Somalia was thrust into a state of political instability and conflict when the Siad Barre government collapsed in 1991. This maize cropping system investigation represented a unique attempt to both perform applied scientific research and build domestic research capacity. Led by SATG in the 2014/15 Deyr season, this on-farm research demonstrated that Somali maize farmers can increase yields (124%) and profits (143%) by implementing the best management practices being recommended by SATG.

These conclusions echo those of maize research performed by SATG in the 2014 Gu season (Gavin et al., 2018), but that season was found to have higher grain and stover yields. While far from an exhaustive examination of Somali maize production, this research represents one of the first efforts to perform cropping system and farm-level economic research in Somalia in more than a quarter century. Future efforts should focus on determining optimal irrigation techniques, planting densities, and soil fertility requirements, as well as examining different maize germplasm.

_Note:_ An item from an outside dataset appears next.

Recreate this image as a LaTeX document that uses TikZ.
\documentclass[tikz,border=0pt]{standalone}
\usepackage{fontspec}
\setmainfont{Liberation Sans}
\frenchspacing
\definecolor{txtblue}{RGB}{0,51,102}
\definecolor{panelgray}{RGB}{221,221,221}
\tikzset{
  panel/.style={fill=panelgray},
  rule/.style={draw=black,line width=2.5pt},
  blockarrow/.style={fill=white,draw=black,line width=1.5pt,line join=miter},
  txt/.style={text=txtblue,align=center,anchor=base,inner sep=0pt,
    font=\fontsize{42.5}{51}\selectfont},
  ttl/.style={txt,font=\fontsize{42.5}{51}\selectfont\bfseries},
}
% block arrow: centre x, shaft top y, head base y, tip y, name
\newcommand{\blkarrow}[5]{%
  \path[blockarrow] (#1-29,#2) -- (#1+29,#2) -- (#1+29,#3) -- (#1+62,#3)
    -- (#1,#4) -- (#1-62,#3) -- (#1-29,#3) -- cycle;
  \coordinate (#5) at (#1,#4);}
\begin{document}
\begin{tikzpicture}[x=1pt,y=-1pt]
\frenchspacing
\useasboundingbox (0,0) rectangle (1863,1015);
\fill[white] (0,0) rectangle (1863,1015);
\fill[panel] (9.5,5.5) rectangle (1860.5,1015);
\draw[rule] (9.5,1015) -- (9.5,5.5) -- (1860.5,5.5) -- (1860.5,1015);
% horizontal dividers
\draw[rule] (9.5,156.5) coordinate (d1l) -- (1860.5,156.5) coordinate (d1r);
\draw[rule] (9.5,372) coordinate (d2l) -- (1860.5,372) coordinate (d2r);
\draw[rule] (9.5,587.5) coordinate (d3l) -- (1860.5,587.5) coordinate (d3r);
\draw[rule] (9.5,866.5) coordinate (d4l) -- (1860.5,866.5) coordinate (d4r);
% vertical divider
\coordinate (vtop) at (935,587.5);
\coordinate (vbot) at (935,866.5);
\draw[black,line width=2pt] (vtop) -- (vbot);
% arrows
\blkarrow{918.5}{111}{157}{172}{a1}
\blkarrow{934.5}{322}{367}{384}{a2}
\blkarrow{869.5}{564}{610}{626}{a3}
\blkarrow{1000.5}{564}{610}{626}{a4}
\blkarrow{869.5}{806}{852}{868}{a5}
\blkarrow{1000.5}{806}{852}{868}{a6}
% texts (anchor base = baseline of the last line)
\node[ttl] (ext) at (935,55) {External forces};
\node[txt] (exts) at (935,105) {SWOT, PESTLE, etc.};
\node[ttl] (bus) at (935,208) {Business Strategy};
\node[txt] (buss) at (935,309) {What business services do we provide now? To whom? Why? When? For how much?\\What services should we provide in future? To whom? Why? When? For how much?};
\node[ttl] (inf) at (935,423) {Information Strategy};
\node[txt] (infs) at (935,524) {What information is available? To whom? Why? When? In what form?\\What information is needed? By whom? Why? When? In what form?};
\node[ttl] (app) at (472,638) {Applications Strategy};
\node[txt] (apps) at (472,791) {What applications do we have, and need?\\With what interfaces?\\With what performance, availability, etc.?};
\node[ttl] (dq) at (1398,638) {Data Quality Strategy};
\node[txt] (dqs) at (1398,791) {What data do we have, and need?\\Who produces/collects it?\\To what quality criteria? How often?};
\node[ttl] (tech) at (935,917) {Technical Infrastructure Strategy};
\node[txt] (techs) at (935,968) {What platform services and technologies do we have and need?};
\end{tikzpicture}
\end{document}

The authors have not declared any conflict of interests.

This work would not have been possible without the dedicated Somali farmers who participated in this trial or the commitment of the Somali Agriculture Technical Group’s staff, especially Mohammed Abdulkadir Abikar. This research was financially supported in part by the United States Agency for International Development (USAID) under the Partnership for Economic Growth (PEG) initiative.